In A Lonely Place (1950) (Spoilers)

I watched this film for the first time last week, then for a second time on the same day. I like Humphrey Bogart, so that was the main reason for choosing it from those on offer from that decade. That and my curiosity to know if Joy Division had based their song of the same name on the film.

They had nicked the title from the film, allegedly, but nothing in the lyrics suggest any other direct connection. But the film's downbeat ending reflects a pessimism about life common to both.

Did Dixon Steele (Bogart) murder the young hat check girl, Mildred Atkinson (Martha Stewart) or not? It’s the police investigation into the crime that gives the plot forward motion. But it’s the relationship Steele forms with his neighbour, Laurel Gray (Gloria Grahame), who gives him an alibi and then falls in love with him, that propels the drama.
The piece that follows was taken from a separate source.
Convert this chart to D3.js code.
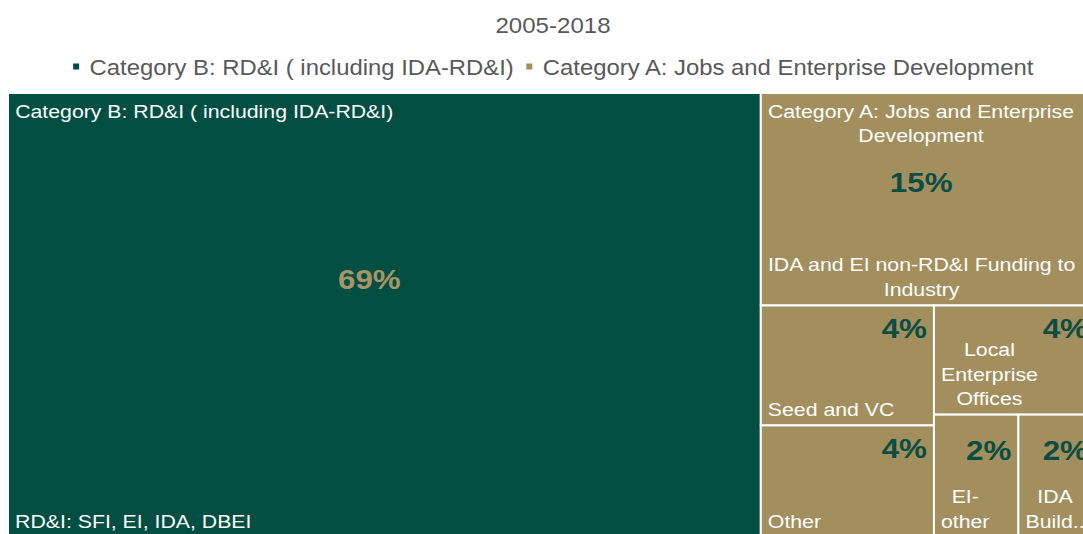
<!DOCTYPE html>
<html>
<head>
<meta charset="utf-8">
<script src="https://cdn.jsdelivr.net/npm/d3@7"></script>
<style>
  html, body { margin: 0; padding: 0; background: #fff; overflow: hidden; }
  svg { display: block; font-family: "Liberation Sans", Arial, sans-serif; }
</style>
</head>
<body>
<script>
// ---------- data ----------
const chartTitle = "2005-2018";
const groupNames = ["Category B: RD&I ( including IDA-RD&I)", "Category A: Jobs and Enterprise Development"];
const leafNames = [
  "RD&I: SFI, EI, IDA, DBEI",
  "IDA and EI non-RD&I Funding to Industry",
  "Seed and VC",
  "Other",
  "Local Enterprise Offices",
  "EI-other",
  "IDA Buildings"
];
const leafGroup = [0, 1, 1, 1, 1, 1, 1];
const leafValues = [69.2, 14.7, 4.3, 4.0, 3.64, 2.14, 1.94];

// ---------- styles ----------
const W = 1083, H = 534;
const groupFill = ["#014e42", "#a38f5e"];
const valueColor = ["#a89464", "#0b4d43"];
const SX = 1.12;               // horizontal text stretch of the original
const FONT = '"Liberation Sans", Arial, sans-serif';

const svg = d3.select("body").append("svg").attr("width", W).attr("height", H);

// measurement helper
const meas = svg.append("text").attr("x", -1000).attr("y", -1000).style("font-family", FONT);
function textW(str, size, weight) {
  meas.style("font-size", size + "px").style("font-weight", weight || "normal").text(str);
  return meas.node().getComputedTextLength() * SX;
}
function addText(g, x, y, str, o) {
  return g.append("text")
    .attr("transform", `translate(${x},${y}) scale(${SX},1)`)
    .attr("text-anchor", o.anchor || "start")
    .attr("dominant-baseline", "central")
    .style("font-size", o.size + "px")
    .style("font-weight", o.weight || "normal")
    .style("fill", o.fill)
    .text(str);
}
function wrap(str, maxW, size) {
  const tokens = [];
  str.split(/\s+/).forEach(word => {
    word.split(/(?<=-)/).forEach((p, i) => tokens.push({ t: p, sp: i === 0 }));
  });
  const lines = [];
  let line = "";
  tokens.forEach(tok => {
    const cand = line ? line + (tok.sp ? " " : "") + tok.t : tok.t;
    if (line && textW(cand, size) > maxW) {
      lines.push(line);
      line = tok.t;
    } else line = cand;
  });
  if (line) lines.push(line);
  return lines.map(l => {
    if (textW(l, size) <= maxW) return l;
    let s = l;
    while (s.length > 1 && textW(s + "..", size) > maxW) s = s.slice(0, -1);
    return s + "..";
  });
}

// ---------- title & legend ----------
const cx = 553;
addText(svg, cx, 25, chartTitle, { anchor: "middle", size: 21.5, fill: "#595959" });

const legSize = 21.3;
const items = groupNames.map((n, i) => ({ n, i, w: textW(n, legSize) }));
const markerToText = 17, itemGap = 12;
const totalW = d3.sum(items, d => markerToText + d.w) + itemGap * (items.length - 1);
let lx = cx - totalW / 2;
const legY = 68;
items.forEach(d => {
  svg.append("rect").attr("x", lx + 0.5).attr("y", legY - 4.5).attr("width", 6).attr("height", 6)
    .attr("fill", groupFill[d.i]);
  addText(svg, lx + markerToText, legY, d.n, { size: legSize, fill: "#595959" });
  lx += markerToText + d.w + itemGap;
});

// ---------- treemap ----------
const rootData = {
  name: "root",
  children: groupNames.map((g, gi) => ({
    name: g,
    gi,
    children: leafNames
      .map((n, i) => ({ name: n, value: leafValues[i], gi: leafGroup[i] }))
      .filter(d => d.gi === gi)
  }))
};
const root = d3.hierarchy(rootData).sum(d => d.value || 0);
const total = root.value;
d3.treemap().tile(d3.treemapSquarify.ratio(1)).size([1087, 444])(root);

const g = svg.append("g").attr("transform", "translate(8,93)");
const leaves = root.leaves();

g.selectAll("rect.leaf").data(leaves).join("rect")
  .attr("class", "leaf")
  .attr("x", d => d.x0).attr("y", d => d.y0)
  .attr("width", d => d.x1 - d.x0).attr("height", d => d.y1 - d.y0)
  .attr("fill", d => groupFill[d.data.gi])
  .attr("stroke", "#fff").attr("stroke-width", 2);

const boxSize = 19, pctSize = 28, lineH = 24.7, pad = 7;

// leaf labels
leaves.forEach(d => {
  const w = d.x1 - d.x0, h = d.y1 - d.y0;
  const lines = wrap(d.data.name, w - 2 * pad, boxSize);
  const bw = d3.max(lines, l => textW(l, boxSize));
  const bx = d.x0 + pad + bw / 2;
  lines.forEach((l, i) => {
    const y = d.y1 - 16 - (lines.length - 1 - i) * lineH;
    addText(g, bx, y, l, { anchor: "middle", size: boxSize, fill: "#ffffff" });
  });
  const pct = Math.round(d.value / total * 100) + "%";
  if (h > 150) {
    addText(g, d.x0 + w * 0.48, d.y0 + h * 0.42, pct,
      { anchor: "middle", size: pctSize, weight: "bold", fill: valueColor[d.data.gi] });
  } else {
    addText(g, d.x1 - 7, d.y0 + (w < 100 ? 35 : 23), pct,
      { anchor: "end", size: pctSize, weight: "bold", fill: valueColor[d.data.gi] });
  }
});

// parent (group) labels
root.children.forEach(d => {
  const w = d.x1 - d.x0;
  const lines = wrap(d.data.name, w - 2 * pad, boxSize);
  const bw = d3.max(lines, l => textW(l, boxSize));
  const bx = d.x0 + pad + bw / 2;
  lines.forEach((l, i) => {
    addText(g, bx, d.y0 + 18 + i * lineH, l, { anchor: "middle", size: boxSize, fill: "#ffffff" });
  });
});
meas.remove();
</script>
</body>
</html>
Presumably, if a flawed hero is one brought low by his character failings, a flawed villain is one who is temporarily raised up by his few plus points. Dixon Steele is a flawed villain. Because we’re watching Bogart, and because he’s given some of the same wisecracking lines that might have been uttered by Sam Spade or Rick Blaine, we (and Gray) give him the benefit of the doubt when we see him lose his temper twice in the first ten minutes. But when he shows no empathy as the police show him photos of the dead girl’s body, we begin to wonder not whether he is guilty of murder, but just of being a not very nice human being. (He actually asks the officer leading the investigation if he's simply guilty of not caring.) A more sympathetic interpretation is that he has been damaged by his war experiences, and not just to the extent that he’s not written a successful screenplay since before the war.

Things get worse. In a road rage incident, Steele reaches for a rock to bash out the brains of the driver whose car Steele has dented. Only Gray’s intervention stops him. Surely, both audience and Gray have to conclude that she must leave him, regardless? Yet while she makes plans to escape to New York, she seeks counsel from Sylvia, the wife of the police sergeant (‘Brub’ Nicolai), a former army buddy of Steele’s, who is investigating him.

Brub and Sylvia, along with Steele’s agent, Mel, are supporting characters who help create an absorbing film, giving an added dimension to what might otherwise be an ordinary police drama. 1001 Movies would have you believe it’s also ‘insightful about Hollywood’, but it didn’t strike me that way. This was not as obviously about Tinseltown as, say, Sunset Boulevard. But it is worth watching for the noir cinematography, for the sharp script, for Gloria Grahame, and for the character of Dixon Steele. In losing the love he so desperately wanted to keep, he winds up in the same lonely place where he first started, with only scant memories for consolation:

"I was born when she kissed me; died when she left me; I lived a few weeks while she loved me."